__PROVIDED RECORDS__.
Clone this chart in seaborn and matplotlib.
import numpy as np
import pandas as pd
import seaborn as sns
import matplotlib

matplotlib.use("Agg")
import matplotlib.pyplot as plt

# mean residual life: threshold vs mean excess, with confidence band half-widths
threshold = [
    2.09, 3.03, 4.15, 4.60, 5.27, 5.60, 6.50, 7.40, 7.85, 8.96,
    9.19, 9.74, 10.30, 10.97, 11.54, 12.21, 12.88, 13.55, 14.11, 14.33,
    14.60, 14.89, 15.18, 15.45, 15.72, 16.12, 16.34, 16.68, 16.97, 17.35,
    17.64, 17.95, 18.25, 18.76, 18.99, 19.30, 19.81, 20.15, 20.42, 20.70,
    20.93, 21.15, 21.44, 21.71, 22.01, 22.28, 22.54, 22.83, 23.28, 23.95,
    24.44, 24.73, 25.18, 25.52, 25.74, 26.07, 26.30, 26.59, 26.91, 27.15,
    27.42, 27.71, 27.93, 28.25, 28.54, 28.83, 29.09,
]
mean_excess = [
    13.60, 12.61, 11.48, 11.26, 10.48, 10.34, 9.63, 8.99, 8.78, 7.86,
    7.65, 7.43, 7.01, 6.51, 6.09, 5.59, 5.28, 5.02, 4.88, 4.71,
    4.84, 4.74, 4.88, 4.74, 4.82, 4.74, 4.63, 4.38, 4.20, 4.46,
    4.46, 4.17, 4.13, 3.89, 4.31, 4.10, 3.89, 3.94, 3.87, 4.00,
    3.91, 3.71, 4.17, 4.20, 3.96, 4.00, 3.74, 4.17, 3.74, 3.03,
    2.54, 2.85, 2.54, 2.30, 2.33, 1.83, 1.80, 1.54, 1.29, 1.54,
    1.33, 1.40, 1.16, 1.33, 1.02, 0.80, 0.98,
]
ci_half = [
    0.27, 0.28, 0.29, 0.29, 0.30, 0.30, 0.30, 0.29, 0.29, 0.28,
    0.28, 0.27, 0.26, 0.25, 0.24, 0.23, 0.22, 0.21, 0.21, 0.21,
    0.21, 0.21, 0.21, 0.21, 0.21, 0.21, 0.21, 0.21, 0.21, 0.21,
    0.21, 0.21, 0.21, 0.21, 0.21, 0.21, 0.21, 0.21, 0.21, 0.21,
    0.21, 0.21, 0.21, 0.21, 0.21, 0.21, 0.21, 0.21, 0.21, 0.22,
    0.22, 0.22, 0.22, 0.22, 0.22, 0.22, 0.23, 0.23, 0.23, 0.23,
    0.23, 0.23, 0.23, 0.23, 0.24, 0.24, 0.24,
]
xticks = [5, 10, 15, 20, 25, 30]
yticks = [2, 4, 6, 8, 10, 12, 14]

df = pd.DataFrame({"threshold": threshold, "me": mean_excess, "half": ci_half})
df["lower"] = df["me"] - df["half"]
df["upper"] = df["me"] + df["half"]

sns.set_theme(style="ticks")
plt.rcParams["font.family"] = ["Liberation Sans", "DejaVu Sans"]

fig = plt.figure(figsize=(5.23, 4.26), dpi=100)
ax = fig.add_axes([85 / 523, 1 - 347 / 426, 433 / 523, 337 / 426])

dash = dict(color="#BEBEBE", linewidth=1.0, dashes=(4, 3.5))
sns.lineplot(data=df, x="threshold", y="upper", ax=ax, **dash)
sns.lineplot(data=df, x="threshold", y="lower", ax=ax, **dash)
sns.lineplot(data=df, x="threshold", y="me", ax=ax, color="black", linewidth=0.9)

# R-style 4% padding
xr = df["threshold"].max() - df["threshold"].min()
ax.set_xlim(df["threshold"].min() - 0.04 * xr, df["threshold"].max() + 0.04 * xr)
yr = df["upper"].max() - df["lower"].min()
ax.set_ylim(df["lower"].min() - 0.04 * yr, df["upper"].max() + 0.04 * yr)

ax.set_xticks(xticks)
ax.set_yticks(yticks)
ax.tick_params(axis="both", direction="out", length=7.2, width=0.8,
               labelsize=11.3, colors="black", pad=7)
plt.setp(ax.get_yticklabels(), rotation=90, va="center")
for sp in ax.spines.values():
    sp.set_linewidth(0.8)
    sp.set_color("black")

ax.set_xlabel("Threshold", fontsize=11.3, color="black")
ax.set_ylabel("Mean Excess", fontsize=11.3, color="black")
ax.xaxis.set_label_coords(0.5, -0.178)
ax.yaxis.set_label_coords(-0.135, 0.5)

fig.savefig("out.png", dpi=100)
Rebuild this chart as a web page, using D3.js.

__WORK TO DO__.
Copy out every line that includes the word "chart".

__SOLUTION FOR THIS PROBLEM__.
Clone this chart in seaborn and matplotlib.
Rebuild this chart as a web page, using D3.js.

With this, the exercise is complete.